TAG maneuver a success!

While it wasn’t immediately clear to viewers how much material the satellite collected, or even if it did, the crucial TAG maneuver was in fact a success, Connolly said.

He said the maneuver appeared to go flawlessly as the spacecraft descended in near real time, discharged a blast of liquid nitrogen and appeared to collect its sample.

“Gas is also a fluid. It fluidizes the loose materials on the surface and we pick it up,” he told the class.

During the broadcast by NASA, OSIRIS-REx personnel said Bennu was chosen out of hundreds of thousands of known asteroids, partly for smooth, sandy conditions they expected to find on its surface.

It wasn’t until the spacecraft reached its orbit in 2018 and scientists began photographing its surface that they learned it was not smooth and sandy but jagged and rocky, and those conditions forced a collection attempt in a spot called Nightingale that was the size of a few parking spaces.
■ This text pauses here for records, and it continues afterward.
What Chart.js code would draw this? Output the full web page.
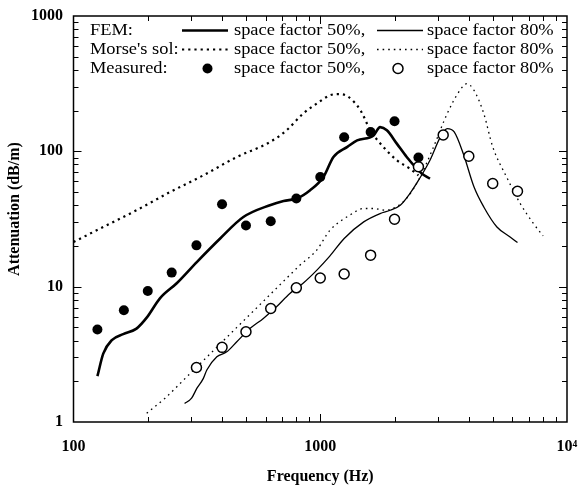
<!DOCTYPE html>
<html><head><meta charset="utf-8">
<script src="https://cdn.jsdelivr.net/npm/chart.js@4/dist/chart.umd.min.js"></script>
<style>html,body{margin:0;padding:0;background:#fff;}canvas{display:block;}</style>
</head><body>
<canvas id="c" width="582" height="489"></canvas>
<script>
// ---- data (Frequency in Hz, Attenuation in dB/m) ----
const femSf50Freq = [125, 132, 143, 159, 180, 198, 224, 262, 316, 393, 488, 625, 710, 803, 910, 1030, 1131, 1288, 1411, 1645, 1748, 1862, 2043, 2241, 2462, 2583, 2784];
const femSf50Att  = [2.18, 3.2, 4.03, 4.46, 4.9, 5.9, 8.2, 10.6, 15.2, 22.7, 32.7, 40, 43, 44.8, 51.6, 64.6, 90.8, 108, 120.6, 131, 151, 143, 114, 90.8, 74.5, 68.4, 62.9];

const femSf80Freq = [282, 301, 316, 336, 347, 381, 418, 459, 520, 588, 665, 753, 852, 967, 1093, 1250, 1500, 1748, 1922, 2110, 2306, 2500, 2784, 3070, 3270, 3490, 3800, 4200, 4600, 5200, 5880, 6300];
const femSf80Att  = [1.37, 1.5, 1.77, 2.1, 2.42, 3.03, 3.3, 3.92, 4.92, 5.83, 7.1, 8.9, 10.6, 13.2, 16.8, 22.7, 30.1, 34.7, 36.7, 40, 48.7, 61, 86, 128, 147, 139, 96, 54.5, 38.8, 27.6, 23.3, 21.2];

const morseSf50Freq = [100, 132, 180, 246, 336, 459, 625, 730, 852, 967, 1093, 1180, 1290, 1455, 1596, 1800, 2043, 2306, 2500];
const morseSf50Att  = [21.4, 27.6, 36.7, 50, 66.5, 90.8, 117, 143, 190, 225, 259, 265, 255, 201, 143, 108, 86, 74.5, 66.5];

const morseSf80Freq = [198, 235, 288, 358, 459, 588, 753, 830, 967, 1093, 1325, 1500, 1645, 1833, 1985, 2240, 2540, 2880, 3270, 3680, 3930, 4200, 4600, 5000, 5690, 6470, 7310, 8000];
const morseSf80Att  = [1.16, 1.5, 2.16, 3.19, 5.0, 7.8, 12.2, 14.5, 18.6, 26, 34, 37.8, 37.8, 36.7, 38, 45, 64.6, 108, 190, 282, 316, 282, 190, 108, 64.6, 41, 29.3, 23.7];

const measSf50Freq = [125, 160, 200, 250, 315, 400, 500, 630, 800, 1000, 1250, 1600, 2000, 2500];
const measSf50Att  = [4.83, 6.7, 9.3, 12.7, 20.2, 40.6, 28.3, 30.4, 44.8, 64.6, 127, 139, 167, 90];

const measSf80Freq = [315, 400, 500, 630, 800, 1000, 1250, 1600, 2000, 2500, 3150, 4000, 5000, 6300];
const measSf80Att  = [2.53, 3.56, 4.64, 6.9, 9.8, 11.6, 12.4, 17.1, 31.5, 77, 132, 92, 57.8, 50.7];

const xTickValues = [100, 1000, 10000];
const xTickLabels = ['100', '1000', '10\u2074'];
const yTickValues = [1, 10, 100, 1000];
const yTickLabels = ['1', '10', '100', '1000'];
const xTitle = 'Frequency (Hz)';
const yTitle = 'Attenuation (dB/m)';
const legendRowLabels = ['FEM:', "Morse's sol:", 'Measured:'];
const legendCol1Label = 'space factor 50%,';
const legendCol2Label = 'space factor 80%';

// ---- chart ----
const SERIF = '"Liberation Serif", "Times New Roman", serif';
Chart.defaults.font.family = SERIF;
Chart.defaults.color = '#000';

const pts = (xs, ys) => xs.map((x, i) => ({x: x, y: ys[i]}));

const lineBase = {showLine: true, pointRadius: 0, pointHoverRadius: 0, borderColor: '#000',
  backgroundColor: '#000', fill: false, cubicInterpolationMode: 'monotone', borderCapStyle: 'butt'};

const decoPlugin = {
  id: 'deco',
  afterDraw(chart) {
    const ctx = chart.ctx, a = chart.chartArea;
    const xs = chart.scales.x, ys = chart.scales.y;
    ctx.save();
    ctx.strokeStyle = '#000';
    ctx.lineWidth = 1.5;
    ctx.strokeRect(a.left, a.top, a.right - a.left, a.bottom - a.top);
    ctx.lineWidth = 1;
    ctx.beginPath();
    // x ticks (inward, bottom and top)
    for (let d = 100; d < 10000; d *= 10) {
      for (let m = 1; m <= 9; m++) {
        const v = d * m;
        const px = Math.round(xs.getPixelForValue(v)) + 0.5;
        const len = m === 1 ? 8 : 5;
        if (m === 1 && d === 100) continue;
        ctx.moveTo(px, a.bottom); ctx.lineTo(px, a.bottom - len);
        ctx.moveTo(px, a.top); ctx.lineTo(px, a.top + len);
      }
    }
    // y ticks (inward, left and right)
    for (let d = 1; d < 1000; d *= 10) {
      for (let m = 1; m <= 9; m++) {
        const v = d * m;
        if (m === 1 && d === 1) continue;
        const py = Math.round(ys.getPixelForValue(v)) + 0.5;
        const len = m === 1 ? 8 : 5;
        ctx.moveTo(a.left, py); ctx.lineTo(a.left + len, py);
        ctx.moveTo(a.right, py); ctx.lineTo(a.right - len, py);
      }
    }
    ctx.stroke();

    // y axis title (placed slightly above centre, as in the original)
    ctx.save();
    ctx.translate(15, (a.top + a.bottom) / 2 - 10);
    ctx.rotate(-Math.PI / 2);
    ctx.font = 'bold 16px ' + SERIF;
    ctx.fillStyle = '#000';
    ctx.textAlign = 'center';
    ctx.textBaseline = 'middle';
    ctx.fillText(yTitle, 0, 0);
    ctx.restore();

    // legend block
    const rowY = [35, 53.5, 72.5];
    const sx = 1.15;
    const txt = (s, x, y) => {
      ctx.save(); ctx.translate(x, y); ctx.scale(sx, 1);
      ctx.fillText(s, 0, 0); ctx.restore();
    };
    ctx.fillStyle = '#000';
    ctx.font = '16px ' + SERIF;
    ctx.textBaseline = 'alphabetic';
    ctx.textAlign = 'left';
    for (let i = 0; i < 3; i++) {
      txt(legendRowLabels[i], 90, rowY[i]);
      txt(legendCol1Label, 234, rowY[i]);
      txt(legendCol2Label, 427, rowY[i]);
    }
    const ds = chart.data.datasets;
    const sample = (dsIdx, x0, x1, y) => {
      const d = ds[dsIdx];
      ctx.save();
      ctx.strokeStyle = '#000';
      ctx.lineWidth = d.borderWidth;
      ctx.setLineDash(d.borderDash || []);
      ctx.beginPath(); ctx.moveTo(x0, y); ctx.lineTo(x1, y); ctx.stroke();
      ctx.restore();
    };
    sample(2, 182, 228, 30.5);
    sample(3, 377, 423, 30.5);
    sample(4, 182, 228, 49.5);
    sample(5, 377, 423, 49.5);
    ctx.beginPath(); ctx.arc(207.5, 68.5, 5, 0, Math.PI * 2); ctx.fillStyle = '#000'; ctx.fill();
    ctx.beginPath(); ctx.arc(398, 68.5, 5, 0, Math.PI * 2); ctx.fillStyle = '#fff'; ctx.fill();
    ctx.lineWidth = 1.5; ctx.strokeStyle = '#000'; ctx.stroke();
    ctx.restore();
  }
};

new Chart(document.getElementById('c'), {
  type: 'scatter',
  data: {
    datasets: [
      {label: 'Measured, space factor 50%', data: pts(measSf50Freq, measSf50Att), showLine: false,
        pointRadius: 5, pointHoverRadius: 5, pointBackgroundColor: '#000', pointBorderColor: '#000', pointBorderWidth: 0},
      {label: 'Measured, space factor 80%', data: pts(measSf80Freq, measSf80Att), showLine: false,
        pointRadius: 5, pointHoverRadius: 5, pointBackgroundColor: '#fff', pointBorderColor: '#000', pointBorderWidth: 1.5},
      Object.assign({label: 'FEM, space factor 50%', data: pts(femSf50Freq, femSf50Att), borderWidth: 2.6}, lineBase),
      Object.assign({label: 'FEM, space factor 80%', data: pts(femSf80Freq, femSf80Att), borderWidth: 1.3}, lineBase),
      Object.assign({label: "Morse's sol, space factor 50%", data: pts(morseSf50Freq, morseSf50Att), borderWidth: 2.2, borderDash: [2.2, 4]}, lineBase),
      Object.assign({label: "Morse's sol, space factor 80%", data: pts(morseSf80Freq, morseSf80Att), borderWidth: 1.3, borderDash: [1.6, 4]}, lineBase)
    ]
  },
  options: {
    responsive: false,
    animation: false,
    devicePixelRatio: 1,
    events: [],
    layout: {padding: {left: 0, right: 15, top: 16, bottom: 0}},
    plugins: {legend: {display: false}, tooltip: {enabled: false}},
    scales: {
      x: {
        type: 'logarithmic', min: 100, max: 10000,
        afterBuildTicks: (s) => { s.ticks = xTickValues.map(v => ({value: v})); },
        afterFit: (s) => { s.height = 67; s.paddingLeft = 0; s.paddingRight = 0; },
        grid: {display: false, drawTicks: false},
        border: {display: false},
        ticks: {padding: 15, color: '#000', autoSkip: false, maxRotation: 0,
          font: {size: 16, weight: 'bold'},
          callback: (v, i) => xTickLabels[i]},
        title: {display: true, text: xTitle, color: '#000', font: {size: 16, weight: 'bold'},
          padding: {top: 0, bottom: 2.4}}
      },
      y: {
        type: 'logarithmic', min: 1, max: 1000,
        afterBuildTicks: (s) => { s.ticks = yTickValues.map(v => ({value: v})); },
        afterFit: (s) => { s.width = 73.5; s.paddingTop = 0; s.paddingBottom = 0; },
        grid: {display: false, drawTicks: false},
        border: {display: false},
        ticks: {padding: 10.5, color: '#000', autoSkip: false,
          font: {size: 16, weight: 'bold'},
          callback: (v, i) => yTickLabels[i]},
        title: {display: false}
      }
    }
  },
  plugins: [decoPlugin]
});
</script>
</body></html>
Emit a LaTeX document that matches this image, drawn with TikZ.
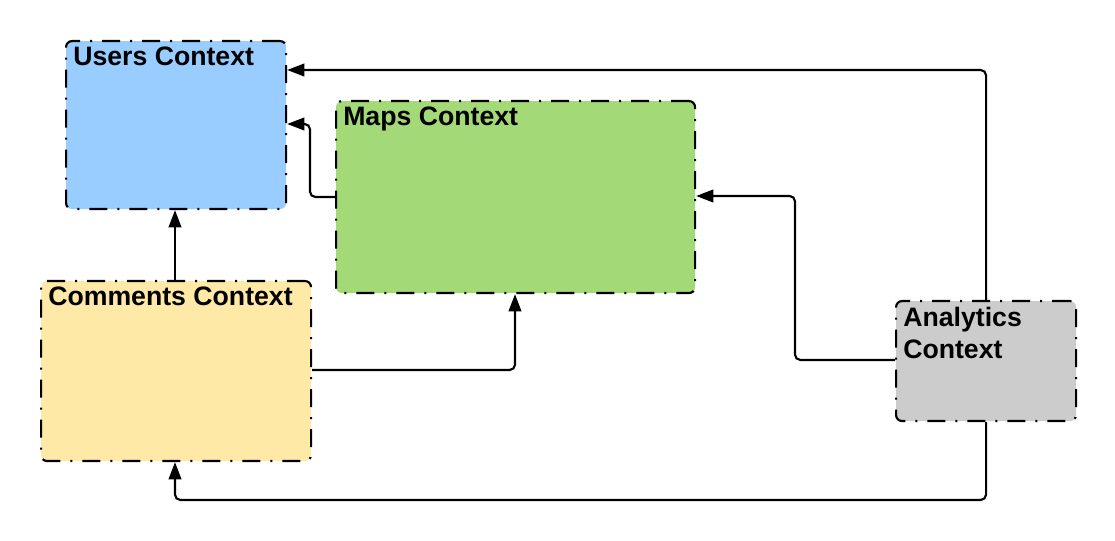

Known to scientists as an “active asteroid,” Bennu resembles a spinning, deep space charcoal briquette that releases particles as it turns. And, like a charcoal briquette, the sample returned to Earth will be crumbly, Connolly said.

“The trip home will be pretty static but when the Sample Return Capsule comes through the Earth’s atmosphere it will really start to shake,” he said. “The sample could break into smaller particles.”

Like many in the class, senior geology major Mallory Osmun said she was thrilled to have witnessed history the night before, and she was ecstatic for her professor.

“I literally almost cried,” she said. “It was such a relief. I was so happy for Dr. Connolly and for everyone involved.”